Olivia Plotnick, founder of Wai Social, a Shanghai-based social media agency, says when entering the Chinese market, high-end outdoor brands should recognize and respect cultural nuances and consumer preferences that are unique to China. 

“Recognizing their preferences for outdoor activities, design aesthetics, and product features are all important,” she says. “Chinese consumers value authenticity and the stories behind brands. Articulating a compelling brand narrative and values can foster emotional connections, engendering loyalty and resonating with the target audience.” 

Celebrity endorsements can play a pivotal role in shaping consumer preferences in China. Plotnick advises brands to choose celebrities with a genuine interest in outdoor sports who can authentically represent their brand, as consumers can quickly spot inauthentic endorsements, leading to reduced credibility.

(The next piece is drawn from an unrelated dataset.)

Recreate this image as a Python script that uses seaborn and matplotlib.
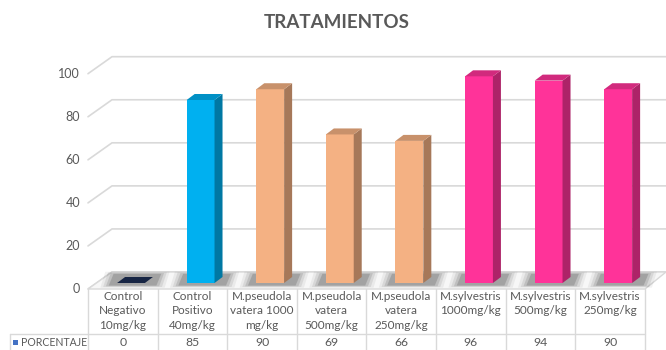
import numpy as np
import matplotlib
matplotlib.use("Agg")
import matplotlib.pyplot as plt
import seaborn as sns
from matplotlib.patches import Polygon
import matplotlib.colors as mcolors

# ---------------- data ----------------
categories = ["Control\nNegativo\n10mg/kg", "Control\nPositivo\n40mg/kg",
              "M.pseudola\nvatera 1000\nmg/kg", "M.pseudola\nvatera\n500mg/kg",
              "M.pseudola\nvatera\n250mg/kg", "M.sylvestris\n1000mg/kg",
              "M.sylvestris\n500mg/kg", "M.sylvestris\n250mg/kg"]
values = [0, 85, 90, 69, 66, 96, 94, 90]
bar_colors = ["#172544", "#00B0F0", "#F4B183", "#F4B183", "#F4B183",
              "#FF3399", "#FF3399", "#FF3399"]
yticks = [0, 20, 40, 60, 80, 100]
series_name = "PORCENTAJE"
title = "TRATAMIENTOS"

# ---------------- style ----------------
sns.set_style("white")
plt.rcParams['font.family'] = ['Lato', 'DejaVu Sans']
TXT = "#595959"
GRID = "#d9d9d9"

W, H = 666, 350
fig = plt.figure(figsize=(W / 100, H / 100), dpi=100)

# geometry in pixels
pcat = 69.6          # px per category
x0_px = 88           # left edge of plot / table columns
bar0_px = 131        # centre of first bar
ppu = 2.153          # px per value unit
base_px = 283        # value 0 at bars' plane
front_px = 289       # front floor edge
top_px = 50

xl = -(bar0_px - x0_px) / pcat
xr = xl + (W - x0_px) / pcat
yb = -(front_px - base_px) / ppu
yt = (base_px - top_px) / ppu

ax = fig.add_axes([x0_px / W, (H - front_px) / H, (W - x0_px) / W, (front_px - top_px) / H])

sns.barplot(x=categories, y=values, hue=categories,
            palette=dict(zip(categories, bar_colors)), saturation=1,
            width=0.4, legend=False, ax=ax, zorder=3, linewidth=0)
ax.set_xlim(xl, xr)
ax.set_ylim(yb, yt)
ax.axis('off')

# 3D wall/floor gridlines
back_dx = 24 / pcat
back_dy = (base_px - 272) / ppu      # back wall offset in value units
front_dy = yb
right_front = xl + (645 - x0_px) / pcat
for v in yticks:
    ax.plot([xl, xl + back_dx, xr], [v + front_dy, v + back_dy, v + back_dy],
            color=GRID, lw=1.2, clip_on=False, zorder=0)
    ax.text(xl - 8 / pcat, v + front_dy, f"{v}", ha='right', va='center',
            fontsize=9, color=TXT, clip_on=False)

# floor
floor = Polygon([(xl, front_dy), (right_front, front_dy), (xr, back_dy), (xl + back_dx, back_dy)],
                closed=True, facecolor="#f7f7f7", edgecolor=GRID, lw=1, zorder=0.5,
                clip_on=False)
ax.add_patch(floor)

# 3D faces for each bar
dx = 8 / pcat
dy = 6 / ppu


def shade(c, f):
    r, g, b = mcolors.to_rgb(c)
    return (r * f, g * f, b * f)


for p in list(ax.patches):
    if p is floor:
        continue
    x = p.get_x()
    w = p.get_width()
    h = p.get_height()
    c = p.get_facecolor()
    # soft shadow on the floor
    for k, a in enumerate([0.05, 0.08, 0.11, 0.15]):
        e = (3 - k) * 0.04
        ax.add_patch(Polygon([(x - 0.12 - e, -1.2 - e * 8), (x + w + dx + 0.05 + e, -1.2 - e * 8),
                              (x + w + dx + 0.12 + e, dy + 1.5 + e * 8), (x - 0.05 - e, dy + 1.5 + e * 8)],
                             closed=True, facecolor="black", alpha=a, lw=0, zorder=1))
    side = Polygon([(x + w, 0), (x + w + dx, dy), (x + w + dx, h + dy), (x + w, h)],
                   closed=True, facecolor=shade(c, 0.68), lw=0, zorder=3)
    topf = Polygon([(x, h), (x + w, h), (x + w + dx, h + dy), (x + dx, h + dy)],
                   closed=True, facecolor=shade(c, 0.82) if h > 0 else c, lw=0, zorder=3)
    ax.add_patch(side)
    ax.add_patch(topf)

# title
fig.text(0.505, 1 - 22 / H, title, ha='center', va='center', fontsize=13.5,
         fontweight='bold', color=TXT)

# ---------------- data table ----------------
tab = fig.add_axes([0, 0, 1, 1], zorder=-1)
tab.set_xlim(0, W)
tab.set_ylim(H, 0)
tab.axis('off')
n = len(categories)
row_y = 334
tab.plot([10, x0_px + n * pcat], [row_y, row_y], color=GRID, lw=1)
for k in range(n + 1):
    xx = x0_px + k * pcat
    tab.plot([xx, xx], [front_px, H], color=GRID, lw=1)
tab.plot([10, 10], [row_y, H], color=GRID, lw=1)
for i, (lab, v) in enumerate(zip(categories, values)):
    cx = x0_px + (i + 0.5) * pcat
    tab.text(cx, 290.5, lab, ha='center', va='top', fontsize=8.5, color=TXT,
             linespacing=1.42)
    tab.text(cx, 342.5, f"{v}", ha='center', va='center', fontsize=8.8, color=TXT)
tab.add_patch(plt.Rectangle((13, 339.5), 5, 5, facecolor="#4472C4", lw=0))
tab.text(21, 342.5, series_name, ha='left', va='center', fontsize=7.6, color=TXT)

fig.savefig("out.png", dpi=100)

In recent years, the resurgence of national pride among younger consumers has prompted domestic enterprises to offer more affordable alternatives to international products. Notable Chinese brands like Anta, and Li-Ning have leveraged this guochao trend to their advantage. 

Anta’s “Gym Tech” new flagship store signals that the ownership group has changed the brand’s business model toward a direct-to-consumer distribution approach. Photo: Anta

Thomas of S2M acknowledges this trend and highlights the success of Anta, saying, “Anta’s strategy, particularly its acquisition of Amer Sports, has given it a range of international outdoor sports brands like Salomon, Atomic, and Arc’teryx,” S2M’s Thomas says. “Coupled with Anta’s knowledge of the Chinese market, and its capabilities and infrastructure, this provides these brands with a significant competitive advantage over non-Chinese-owned outdoor sports brands.”

Thomas believes that international brands’ brand strength and aspirational nature will likely endure in China, but says they are more suited to the premium end of the market.

Above all, maintaining product-market-fit, authenticity and relevance in China’s dynamically changing consumer market requires continued investment, he adds.